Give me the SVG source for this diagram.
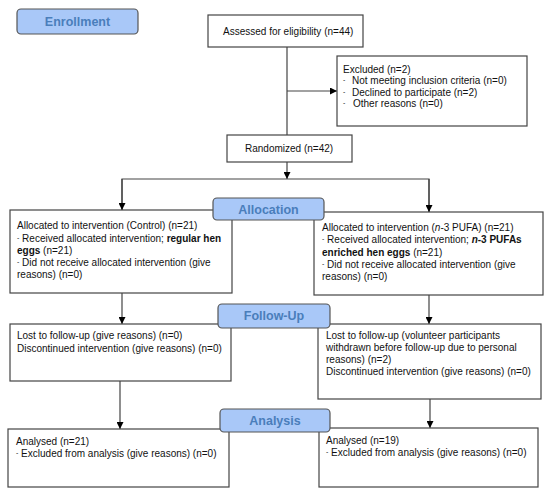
<svg xmlns="http://www.w3.org/2000/svg" width="550" height="501" viewBox="0 0 550 501">
<defs>
<marker id="ah" viewBox="0 0 10 10" refX="10" refY="5" markerWidth="7" markerHeight="7" markerUnits="userSpaceOnUse" orient="auto">
<path d="M0,0 L10,5 L0,10 Z" fill="#000"/>
</marker>
<style>
.box{fill:#fff;stroke:#444;stroke-width:1.2}
.lab{fill:#a9c8f8;stroke:#555;stroke-width:1.2}
.lt{font-family:"Liberation Sans",Arial,sans-serif;font-size:12.5px;font-weight:bold;fill:#4a7ebb;text-anchor:middle}
.t{font-family:"Liberation Sans",Arial,sans-serif;font-size:10px;fill:#111}
.d{font-size:7px}
.c{fill:none;stroke:#444;stroke-width:1.2}
</style>
</defs>
<rect width="550" height="501" fill="#fff"/>
<g id="connectors">
<line class="c" x1="287" y1="47" x2="287" y2="135"/>
<line class="c" x1="287" y1="91" x2="337" y2="91" marker-end="url(#ah)"/>
<line class="c" x1="287" y1="162" x2="287" y2="179" marker-end="url(#ah)"/>
<polyline class="c" points="122,210 122,179 429,179 429,212"/>
<line class="c" x1="122" y1="179" x2="122" y2="210" marker-end="url(#ah)"/>
<line class="c" x1="429" y1="179" x2="429" y2="212" marker-end="url(#ah)"/>
<line class="c" x1="122" y1="293" x2="122" y2="324" marker-end="url(#ah)"/>
<line class="c" x1="429" y1="295" x2="429" y2="324" marker-end="url(#ah)"/>
<line class="c" x1="120" y1="381" x2="120" y2="429" marker-end="url(#ah)"/>
<line class="c" x1="430" y1="399" x2="430" y2="428" marker-end="url(#ah)"/>
</g>
<g id="enrollment">
<rect class="lab" x="17" y="9" width="121" height="25" rx="4"/>
<text class="lt" x="77.5" y="26">Enrollment</text>
</g>
<g id="assessed">
<rect class="box" x="208" y="15" width="155" height="32"/>
<text class="t" x="223" y="35">Assessed for eligibility (n=44)</text>
</g>
<g id="excluded">
<rect class="box" x="337" y="56" width="190" height="70"/>
<text class="t" x="343" y="73">Excluded (n=2)</text>
<text class="t" x="343" y="84"><tspan class="d" dy="-2">-</tspan><tspan x="352" dy="2">Not  meeting  inclusion criteria (n=0)</tspan></text>
<text class="t" x="343" y="96"><tspan class="d" dy="-2">-</tspan><tspan x="352" dy="2">Declined  to participate  (n=2)</tspan></text>
<text class="t" x="343" y="107"><tspan class="d" dy="-2">-</tspan><tspan x="353" dy="2">Other  reasons  (n=0)</tspan></text>
</g>
<g id="randomized">
<rect class="box" x="227" y="135" width="125" height="27"/>
<text class="t" x="245" y="152">Randomized  (n=42)</text>
</g>
<g id="alloc-control">
<rect class="box" x="10" y="210" width="222" height="83"/>
<text class="t" x="17" y="229">Allocated to intervention  (Control)  (n=21)</text>
<text class="t" x="17" y="242"><tspan class="d" dy="-2">-</tspan><tspan dy="2"> Received  allocated  intervention;  </tspan><tspan font-weight="bold">regular hen</tspan></text>
<text class="t" x="17" y="254"><tspan font-weight="bold">eggs</tspan> (n=21)</text>
<text class="t" x="17" y="266"><tspan class="d" dy="-2">-</tspan><tspan dy="2"> Did not receive  allocated intervention  (give</tspan></text>
<text class="t" x="17" y="278">reasons) (n=0)</text>
</g>
<g id="alloc-pufa">
<rect class="box" x="314" y="212" width="229" height="83"/>
<text class="t" x="322" y="231">Allocated to intervention  (<tspan font-style="italic">n</tspan>-3 PUFA) (n=21)</text>
<text class="t" x="322" y="243"><tspan class="d" dy="-2">-</tspan><tspan dy="2"> Received  allocated  intervention;  </tspan><tspan font-weight="bold"><tspan font-style="italic">n</tspan>-3 PUFAs</tspan></text>
<text class="t" x="322" y="256"><tspan font-weight="bold">enriched hen eggs</tspan> (n=21)</text>
<text class="t" x="322" y="268"><tspan class="d" dy="-2">-</tspan><tspan dy="2"> Did not receive  allocated intervention  (give</tspan></text>
<text class="t" x="322" y="280">reasons) (n=0)</text>
</g>
<g id="allocation">
<rect class="lab" x="213" y="198" width="111" height="22" rx="4"/>
<text class="lt" x="268.5" y="214">Allocation</text>
</g>
<g id="followup-control">
<rect class="box" x="10" y="324" width="221" height="57"/>
<text class="t" x="17" y="339">Lost to follow-up  (give  reasons) (n=0)</text>
<text class="t" x="17" y="352">Discontinued intervention  (give  reasons) (n=0)</text>
</g>
<g id="followup-pufa">
<rect class="box" x="318" y="324" width="223" height="75"/>
<text class="t" x="326" y="339">Lost to follow-up  (volunteer  participants</text>
<text class="t" x="326" y="351">withdrawn  before  follow-up due to personal</text>
<text class="t" x="326" y="363">reasons) (n=2)</text>
<text class="t" x="326" y="375">Discontinued intervention  (give  reasons) (n=0)</text>
</g>
<g id="followup">
<rect class="lab" x="218" y="304" width="112" height="24" rx="4"/>
<text class="lt" x="274" y="320">Follow-Up</text>
</g>
<g id="analysed-control">
<rect class="box" x="8" y="429" width="221" height="58"/>
<text class="t" x="16" y="445">Analysed  (n=21)</text>
<text class="t" x="16" y="457"><tspan class="d" dy="-2">-</tspan><tspan dy="2"> Excluded  from  analysis (give  reasons)  (n=0)</tspan></text>
</g>
<g id="analysed-pufa">
<rect class="box" x="319" y="428" width="219" height="59"/>
<text class="t" x="326" y="444">Analysed  (n=19)</text>
<text class="t" x="326" y="456"><tspan class="d" dy="-2">-</tspan><tspan dy="2"> Excluded  from  analysis (give  reasons)  (n=0)</tspan></text>
</g>
<g id="analysis">
<rect class="lab" x="220" y="409" width="110" height="23" rx="4"/>
<text class="lt" x="275" y="425">Analysis</text>
</g>
</svg>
• • • •
> **The problem**: Transcribe the whole listing, character for character, but not its images.

> **Expected answer**:
Give me the SVG source for this diagram.
<svg xmlns="http://www.w3.org/2000/svg" width="550" height="501" viewBox="0 0 550 501">
<defs>
<marker id="ah" viewBox="0 0 10 10" refX="10" refY="5" markerWidth="7" markerHeight="7" markerUnits="userSpaceOnUse" orient="auto">
<path d="M0,0 L10,5 L0,10 Z" fill="#000"/>
</marker>
<style>
.box{fill:#fff;stroke:#444;stroke-width:1.2}
.lab{fill:#a9c8f8;stroke:#555;stroke-width:1.2}
.lt{font-family:"Liberation Sans",Arial,sans-serif;font-size:12.5px;font-weight:bold;fill:#4a7ebb;text-anchor:middle}
.t{font-family:"Liberation Sans",Arial,sans-serif;font-size:10px;fill:#111}
.d{font-size:7px}
.c{fill:none;stroke:#444;stroke-width:1.2}
</style>
</defs>
<rect width="550" height="501" fill="#fff"/>
<g id="connectors">
<line class="c" x1="287" y1="47" x2="287" y2="135"/>
<line class="c" x1="287" y1="91" x2="337" y2="91" marker-end="url(#ah)"/>
<line class="c" x1="287" y1="162" x2="287" y2="179" marker-end="url(#ah)"/>
<polyline class="c" points="122,210 122,179 429,179 429,212"/>
<line class="c" x1="122" y1="179" x2="122" y2="210" marker-end="url(#ah)"/>
<line class="c" x1="429" y1="179" x2="429" y2="212" marker-end="url(#ah)"/>
<line class="c" x1="122" y1="293" x2="122" y2="324" marker-end="url(#ah)"/>
<line class="c" x1="429" y1="295" x2="429" y2="324" marker-end="url(#ah)"/>
<line class="c" x1="120" y1="381" x2="120" y2="429" marker-end="url(#ah)"/>
<line class="c" x1="430" y1="399" x2="430" y2="428" marker-end="url(#ah)"/>
</g>
<g id="enrollment">
<rect class="lab" x="17" y="9" width="121" height="25" rx="4"/>
<text class="lt" x="77.5" y="26">Enrollment</text>
</g>
<g id="assessed">
<rect class="box" x="208" y="15" width="155" height="32"/>
<text class="t" x="223" y="35">Assessed for eligibility (n=44)</text>
</g>
<g id="excluded">
<rect class="box" x="337" y="56" width="190" height="70"/>
<text class="t" x="343" y="73">Excluded (n=2)</text>
<text class="t" x="343" y="84"><tspan class="d" dy="-2">-</tspan><tspan x="352" dy="2">Not  meeting  inclusion criteria (n=0)</tspan></text>
<text class="t" x="343" y="96"><tspan class="d" dy="-2">-</tspan><tspan x="352" dy="2">Declined  to participate  (n=2)</tspan></text>
<text class="t" x="343" y="107"><tspan class="d" dy="-2">-</tspan><tspan x="353" dy="2">Other  reasons  (n=0)</tspan></text>
</g>
<g id="randomized">
<rect class="box" x="227" y="135" width="125" height="27"/>
<text class="t" x="245" y="152">Randomized  (n=42)</text>
</g>
<g id="alloc-control">
<rect class="box" x="10" y="210" width="222" height="83"/>
<text class="t" x="17" y="229">Allocated to intervention  (Control)  (n=21)</text>
<text class="t" x="17" y="242"><tspan class="d" dy="-2">-</tspan><tspan dy="2"> Received  allocated  intervention;  </tspan><tspan font-weight="bold">regular hen</tspan></text>
<text class="t" x="17" y="254"><tspan font-weight="bold">eggs</tspan> (n=21)</text>
<text class="t" x="17" y="266"><tspan class="d" dy="-2">-</tspan><tspan dy="2"> Did not receive  allocated intervention  (give</tspan></text>
<text class="t" x="17" y="278">reasons) (n=0)</text>
</g>
<g id="alloc-pufa">
<rect class="box" x="314" y="212" width="229" height="83"/>
<text class="t" x="322" y="231">Allocated to intervention  (<tspan font-style="italic">n</tspan>-3 PUFA) (n=21)</text>
<text class="t" x="322" y="243"><tspan class="d" dy="-2">-</tspan><tspan dy="2"> Received  allocated  intervention;  </tspan><tspan font-weight="bold"><tspan font-style="italic">n</tspan>-3 PUFAs</tspan></text>
<text class="t" x="322" y="256"><tspan font-weight="bold">enriched hen eggs</tspan> (n=21)</text>
<text class="t" x="322" y="268"><tspan class="d" dy="-2">-</tspan><tspan dy="2"> Did not receive  allocated intervention  (give</tspan></text>
<text class="t" x="322" y="280">reasons) (n=0)</text>
</g>
<g id="allocation">
<rect class="lab" x="213" y="198" width="111" height="22" rx="4"/>
<text class="lt" x="268.5" y="214">Allocation</text>
</g>
<g id="followup-control">
<rect class="box" x="10" y="324" width="221" height="57"/>
<text class="t" x="17" y="339">Lost to follow-up  (give  reasons) (n=0)</text>
<text class="t" x="17" y="352">Discontinued intervention  (give  reasons) (n=0)</text>
</g>
<g id="followup-pufa">
<rect class="box" x="318" y="324" width="223" height="75"/>
<text class="t" x="326" y="339">Lost to follow-up  (volunteer  participants</text>
<text class="t" x="326" y="351">withdrawn  before  follow-up due to personal</text>
<text class="t" x="326" y="363">reasons) (n=2)</text>
<text class="t" x="326" y="375">Discontinued intervention  (give  reasons) (n=0)</text>
</g>
<g id="followup">
<rect class="lab" x="218" y="304" width="112" height="24" rx="4"/>
<text class="lt" x="274" y="320">Follow-Up</text>
</g>
<g id="analysed-control">
<rect class="box" x="8" y="429" width="221" height="58"/>
<text class="t" x="16" y="445">Analysed  (n=21)</text>
<text class="t" x="16" y="457"><tspan class="d" dy="-2">-</tspan><tspan dy="2"> Excluded  from  analysis (give  reasons)  (n=0)</tspan></text>
</g>
<g id="analysed-pufa">
<rect class="box" x="319" y="428" width="219" height="59"/>
<text class="t" x="326" y="444">Analysed  (n=19)</text>
<text class="t" x="326" y="456"><tspan class="d" dy="-2">-</tspan><tspan dy="2"> Excluded  from  analysis (give  reasons)  (n=0)</tspan></text>
</g>
<g id="analysis">
<rect class="lab" x="220" y="409" width="110" height="23" rx="4"/>
<text class="lt" x="275" y="425">Analysis</text>
</g>
</svg>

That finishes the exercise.